Saturday 9 May 2015

{ } YARA - The pattern matching swiss knife for malware researchers

This is a blog post about YARA, the pattern matching tool which allows malware researchers to identify and classify malware samples. It is a very interesting tool and fairly easy to get the hand of it. In a few lines of code you can create descriptions of malware families (or anything else you would like to describe) based on textual or binary patters. 

You can create simple rules or more complex ones, depending on what you trying to do. It supports wild-cards, case-insensitive strings, regular expressions, special operators and has a number of additional features to play with. 

YARA is also multi-platform! It can be run on Windows, Linux and Mac OS X. It can be used through its command-line interface or from your own Python scripts with the yara-python extension.

The following is an example of a YARA script that will be triggered (will return True) every time a file is found containing any of the three strings declared. 
You can find more about YARA here: http://plusvic.github.io/yara/

rule silent_banker : banker
{
    meta:
        description = "This is just an example"
        thread_level = 3
        in_the_wild = true

    strings:
        $a = {6A 40 68 00 30 00 00 6A 14 8D 91}
        $b = {8D 4D B0 2B C1 83 C0 27 99 6A 4E 59 F7 F9}
        $c = "UVODFRYSIHLNWPEJXQZAKCBGMT"

    condition:
        $a or $b or $c
}

I started working on the BSides London 2015 Blue YARA Challenge last week (link). I really enjoyed the challenge and I highly recommend to everyone to give it a try. This is the Blue YARA rule given for the challenge (link):

rule challenge
{
    strings:
        $a = /<..L...5>/
        $b = "B"
        $c = { 31 }
    condition:
        @a == @b - 1 and uint8(@a + 2) == 0x53 and uint16(@a + 4) == 0x3032 and @b + 5 == @c
}

..and this is the description of what you need to do (link):

All you have to do is find a sequence of bytes that triggers the YARA rule.
Your answer is the sequence of bytes that triggers the rule. If more people find sequence of bytes triggering the rule, then the solutions with the byte sequence with the highest entropy and smallest size win the challenge.

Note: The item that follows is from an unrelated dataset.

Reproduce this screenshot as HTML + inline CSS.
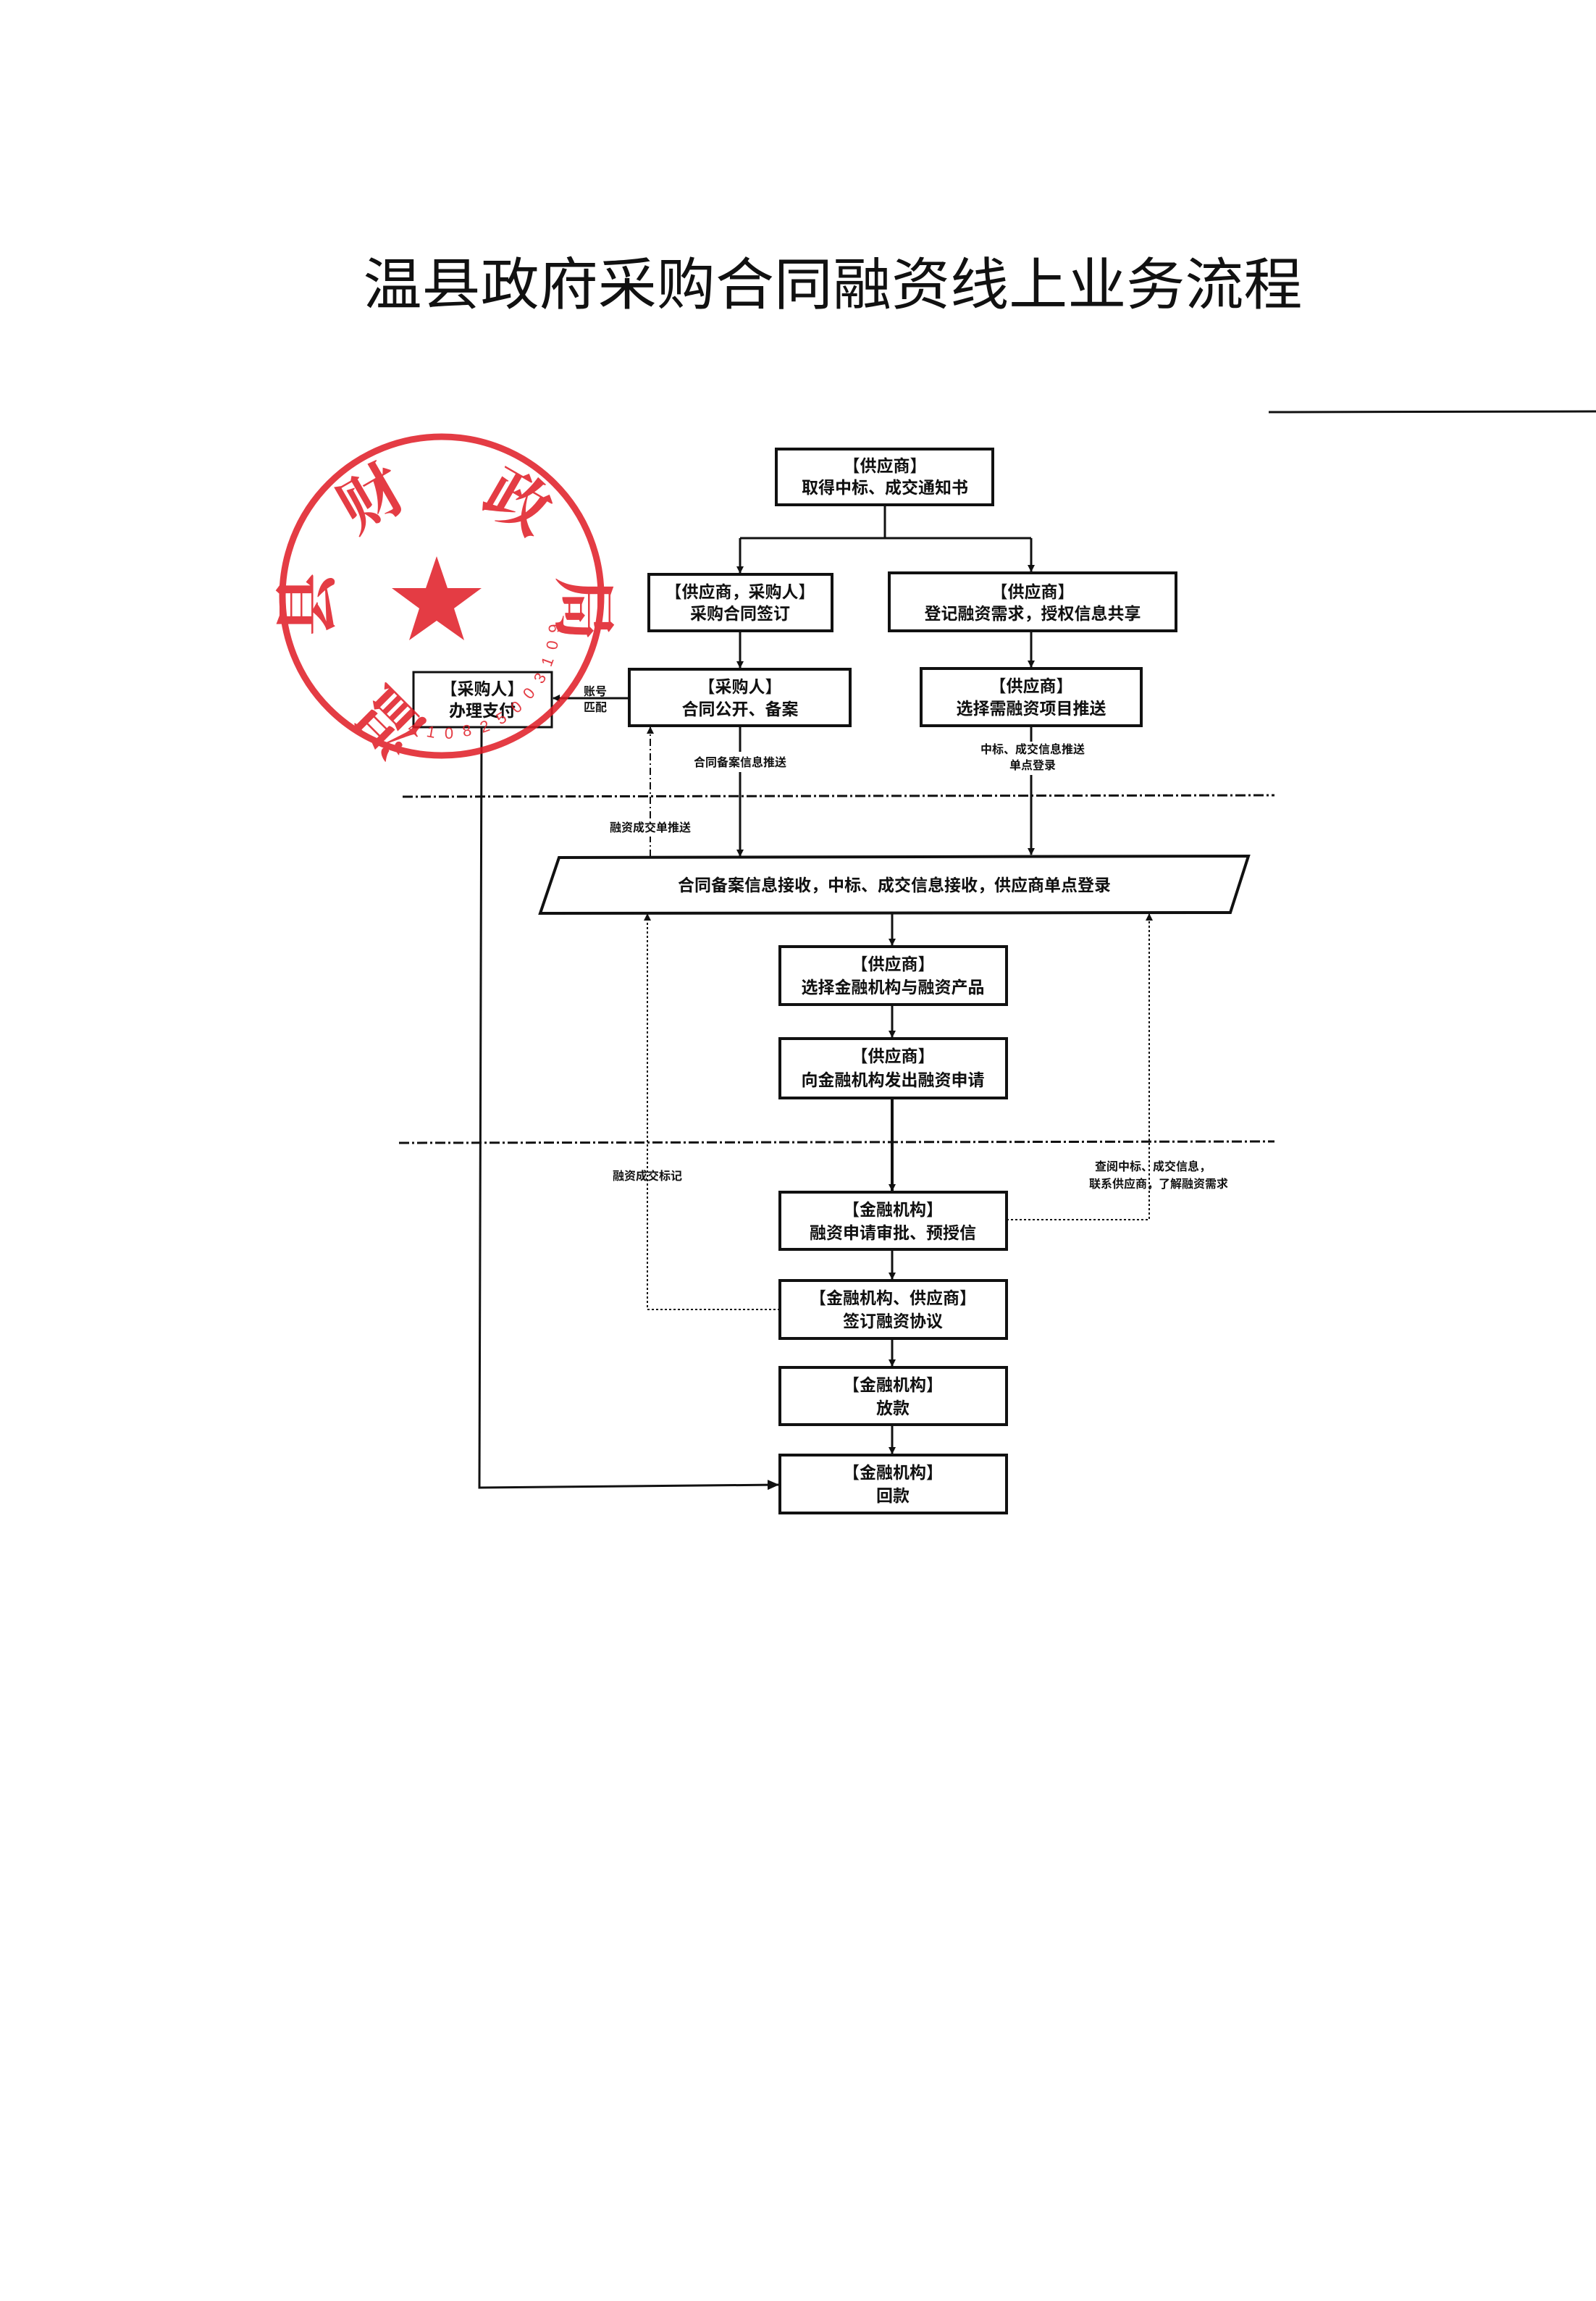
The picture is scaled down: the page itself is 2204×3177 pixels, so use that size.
<!DOCTYPE html>
<html><head><meta charset="utf-8">
<style>
html,body{margin:0;padding:0;background:#fff;}
svg{display:block;}
.t{font-family:"Liberation Sans","Noto Sans CJK SC",sans-serif;font-weight:bold;fill:#111;text-anchor:middle;}
</style></head>
<body>
<svg width="2204" height="3177" viewBox="0 0 2204 3177" xmlns="http://www.w3.org/2000/svg">
<defs>
<marker id="ar" markerWidth="10" markerHeight="10" refX="9" refY="5" orient="auto" markerUnits="userSpaceOnUse">
<path d="M0,0 L10,5 L0,10 z" fill="#111"/></marker>
<marker id="arL" markerWidth="16" markerHeight="14" refX="15" refY="7" orient="auto" markerUnits="userSpaceOnUse">
<path d="M0,0 L16,7 L0,14 z" fill="#111"/></marker>
</defs>
<rect width="2204" height="3177" fill="#fff"/>

<text x="1150" y="420" font-family="'Liberation Sans','Noto Sans CJK SC',sans-serif" font-size="78" fill="#111" text-anchor="middle" textLength="1297" lengthAdjust="spacingAndGlyphs">温县政府采购合同融资线上业务流程</text>
<line x1="1752" y1="569" x2="2204" y2="568" stroke="#111" stroke-width="3"/>

<g stroke="#111" fill="none">
<rect x="1072" y="620" width="299" height="77" stroke-width="4"/>
<rect x="896" y="793" width="253" height="78" stroke-width="4"/>
<rect x="1228" y="791" width="396" height="80" stroke-width="4"/>
<rect x="869" y="924" width="305" height="78" stroke-width="4"/>
<rect x="1272" y="923" width="304" height="79" stroke-width="4"/>
<rect x="571" y="928" width="191" height="76" stroke-width="3"/>
<polygon points="772,1184 1724,1182 1699,1260 746,1261" stroke-width="4"/>
<rect x="1077" y="1307" width="313" height="80" stroke-width="4"/>
<rect x="1077" y="1434" width="313" height="82" stroke-width="4"/>
<rect x="1077" y="1646" width="313" height="79" stroke-width="4"/>
<rect x="1077" y="1768" width="313" height="80" stroke-width="4"/>
<rect x="1077" y="1888" width="313" height="79" stroke-width="4"/>
<rect x="1077" y="2009" width="313" height="80" stroke-width="4"/>

<line x1="1222" y1="697" x2="1222" y2="743" stroke-width="3"/>
<line x1="1022" y1="743" x2="1424" y2="743" stroke-width="3"/>
<line x1="1022" y1="743" x2="1022" y2="791" stroke-width="3" marker-end="url(#ar)"/>
<line x1="1424" y1="743" x2="1424" y2="789" stroke-width="3" marker-end="url(#ar)"/>
<line x1="1022" y1="871" x2="1022" y2="922" stroke-width="3" marker-end="url(#ar)"/>
<line x1="1424" y1="871" x2="1424" y2="921" stroke-width="3" marker-end="url(#ar)"/>
<line x1="869" y1="964" x2="764" y2="964" stroke-width="3" marker-end="url(#ar)"/>
<line x1="1022" y1="1002" x2="1022" y2="1038" stroke-width="3"/>
<line x1="1022" y1="1066" x2="1022" y2="1182" stroke-width="3" marker-end="url(#ar)"/>
<line x1="1424" y1="1002" x2="1424" y2="1024" stroke-width="3"/>
<line x1="1424" y1="1070" x2="1424" y2="1180" stroke-width="3" marker-end="url(#ar)"/>
<line x1="898" y1="1183" x2="898" y2="1155" stroke-width="2" stroke-dasharray="10,4,2,4"/>
<line x1="898" y1="1130" x2="898" y2="1004" stroke-width="2" stroke-dasharray="10,4,2,4" marker-end="url(#ar)"/>
<line x1="1232" y1="1260" x2="1232" y2="1305" stroke-width="3" marker-end="url(#ar)"/>
<line x1="1232" y1="1387" x2="1232" y2="1432" stroke-width="3" marker-end="url(#ar)"/>
<line x1="1232" y1="1516" x2="1232" y2="1644" stroke-width="4" marker-end="url(#ar)"/>
<line x1="1232" y1="1725" x2="1232" y2="1766" stroke-width="3" marker-end="url(#ar)"/>
<line x1="1232" y1="1848" x2="1232" y2="1886" stroke-width="3" marker-end="url(#ar)"/>
<line x1="1232" y1="1967" x2="1232" y2="2007" stroke-width="3" marker-end="url(#ar)"/>

<polyline points="665,1004 662,2054 1075,2050" stroke-width="3" marker-end="url(#arL)"/>
<polyline points="1077,1808 894,1808 894,1262" stroke-width="2" stroke-dasharray="3,3" marker-end="url(#ar)"/>
<polyline points="1390,1684 1587,1684 1587,1262" stroke-width="2" stroke-dasharray="3,3" marker-end="url(#ar)"/>

<line x1="556" y1="1100" x2="1760" y2="1098" stroke-width="3" stroke-dasharray="14,4,3,4"/>
<line x1="551" y1="1578" x2="1760" y2="1576" stroke-width="3" stroke-dasharray="14,4,3,4"/>
</g>

<g class="t" font-size="23">
<text x="1222" y="651">【供应商】</text>
<text x="1222" y="681">取得中标、成交通知书</text>
<text x="1022" y="825">【供应商，采购人】</text>
<text x="1022" y="855">采购合同签订</text>
<text x="1426" y="825">【供应商】</text>
<text x="1426" y="855">登记融资需求，授权信息共享</text>
<text x="1022" y="956">【采购人】</text>
<text x="1022" y="987">合同公开、备案</text>
<text x="1424" y="955">【供应商】</text>
<text x="1424" y="986">选择需融资项目推送</text>
<text x="666" y="959">【采购人】</text>
<text x="666" y="989">办理支付</text>
<text x="1235" y="1230">合同备案信息接收，中标、成交信息接收，供应商单点登录</text>
<text x="1233" y="1339">【供应商】</text>
<text x="1233" y="1371">选择金融机构与融资产品</text>
<text x="1233" y="1466">【供应商】</text>
<text x="1233" y="1499">向金融机构发出融资申请</text>
<text x="1233" y="1678">【金融机构】</text>
<text x="1233" y="1710">融资申请审批、预授信</text>
<text x="1233" y="1800">【金融机构、供应商】</text>
<text x="1233" y="1832">签订融资协议</text>
<text x="1233" y="1920">【金融机构】</text>
<text x="1233" y="1952">放款</text>
<text x="1233" y="2041">【金融机构】</text>
<text x="1233" y="2073">回款</text>
</g>
<g class="t" font-size="16">
<text x="822" y="960">账号</text>
<text x="822" y="982">匹配</text>
<text x="1022" y="1058">合同备案信息推送</text>
<text x="1426" y="1040">中标、成交信息推送</text>
<text x="1426" y="1062">单点登录</text>
<text x="898" y="1148">融资成交单推送</text>
<text x="894" y="1629">融资成交标记</text>
<text x="1592" y="1616">查阅中标、成交信息，</text>
<text x="1600" y="1640">联系供应商，了解融资需求</text>
</g>

<g opacity="0.85">
<circle cx="610" cy="823" r="220" fill="none" stroke="#e01b24" stroke-width="9"/>
<polygon points="603,768 618,812 665,812 627,840 641,884 603,857 565,884 579,840 541,812 588,812" fill="#e01b24"/>
<g font-family="'Noto Serif CJK SC','Noto Sans CJK SC',serif" font-weight="bold" font-size="88" fill="#e01b24" text-anchor="middle">
<text transform="translate(560,975) rotate(-135)">温</text>
<text transform="translate(455,835) rotate(-90)">县</text>
<text transform="translate(528,715) rotate(-30)">财</text>
<text transform="translate(700,720) rotate(30)">政</text>
<text transform="translate(775,840) rotate(90)">局</text>
</g>
<g font-family="'Liberation Sans',sans-serif" font-size="22" fill="#e01b24" text-anchor="middle">
<text transform="translate(568,1012) rotate(20)">4</text>
<text transform="translate(594,1018) rotate(10)">1</text>
<text transform="translate(620,1020) rotate(0)">0</text>
<text transform="translate(646,1016) rotate(-10)">8</text>
<text transform="translate(672,1010) rotate(-20)">2</text>
<text transform="translate(696,998) rotate(-30)">5</text>
<text transform="translate(718,982) rotate(-40)">0</text>
<text transform="translate(736,962) rotate(-50)">0</text>
<text transform="translate(752,940) rotate(-60)">3</text>
<text transform="translate(763,916) rotate(-70)">1</text>
<text transform="translate(770,892) rotate(-80)">0</text>
<text transform="translate(773,868) rotate(-88)">9</text>
</g>
</g>
</svg>
</body></html>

If you do find the sequence of the bytes that trigger the Blue YARA rule and run that sequence through YARA, you will get something similar to the following output. 

I am not going to say anything more about this as you need to do the challenge yourselves. I can only point you to the documentation of YARA where you can familiarise with YARA and participate in the challenge. 

Maybe you win the challenge, maybe you don't. Getting familiar with YARA and understand how it works will make you a winner anyway. I hope you enjoy playing around with YARA.